Para alcanzar esta situación utópica hay cuatro elementos que pueden llevar a este cambio: leyes y regulación, influencia social, selección de insectos apropiados para el consumo y factores biológicos y sociológicos humanos. Constituyendo el primer paso para pasar de una sociedad entomofóbica a una entomofílica, la Unión Europea permite desde 2021 la producción y comercialización de algunas especies como Tenebrio molitor, Locusta migratoria y Acheta domesticus.

Sin embargo, no parece que la información disponible por parte de las instituciones sobre sus aspectos positivos sea accesible y suficiente, tampoco es muy visible el marketing desde las empresas para la población en general, quizá porque su producción mayormente se destina a alimentación de ganado -a sabiendas de que la aceptación para otros fines no sería muy favorable en estos momentos-. Otro factor ausente es la influencia social que incluye la tradición, inexistente en nuestro país, y que podría ser reemplazada, en todo caso, por el ejemplo de otros países gracias a la globalización y a los medios de comunicación.

El camino por recorrer es largo y es imprescindible una mayor investigación, ya sea pública o privada, sobre los beneficios y los potenciales peligros derivados del consumo de insectos.
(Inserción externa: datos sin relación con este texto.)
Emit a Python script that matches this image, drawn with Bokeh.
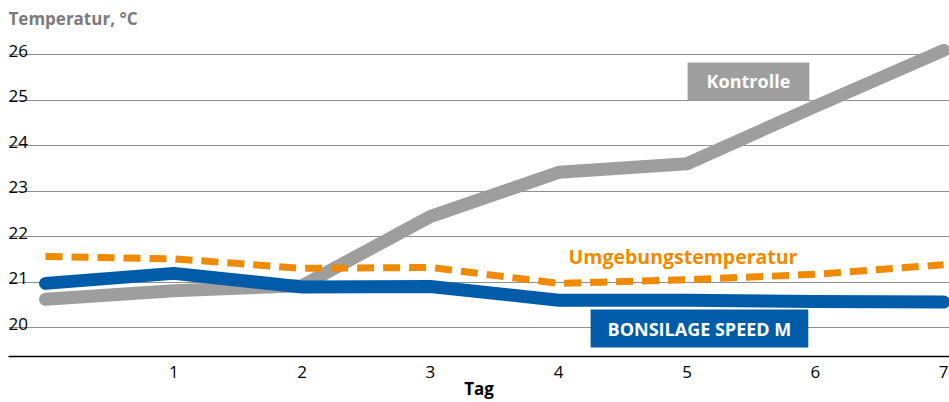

Como cualquier otro alimento, si no se siguen unas condiciones correctas de higiene en su producción y comercialización, puede acarrear peligros microbiológicos, reacciones alérgicas cruzadas o resistencias antimicrobianas. Una vez alcanzado este objetivo, los productores podrán ponerse manos a la obra para avanzar en este caso sobre las diferentes dimensiones de su sabor y cómo mejorarlo mediante procesos y recetas apetecibles.

Todos estos elementos pueden acabar alterando el comportamiento humano, aunque no se vislumbre como una tarea sencilla, haciendo que nuestras costumbres culinarias cambien para dejar sitio en nuestra mesa a esta ahora impensada delicia. Quizá la próxima pregunta sería: ¿es ético comer insectos?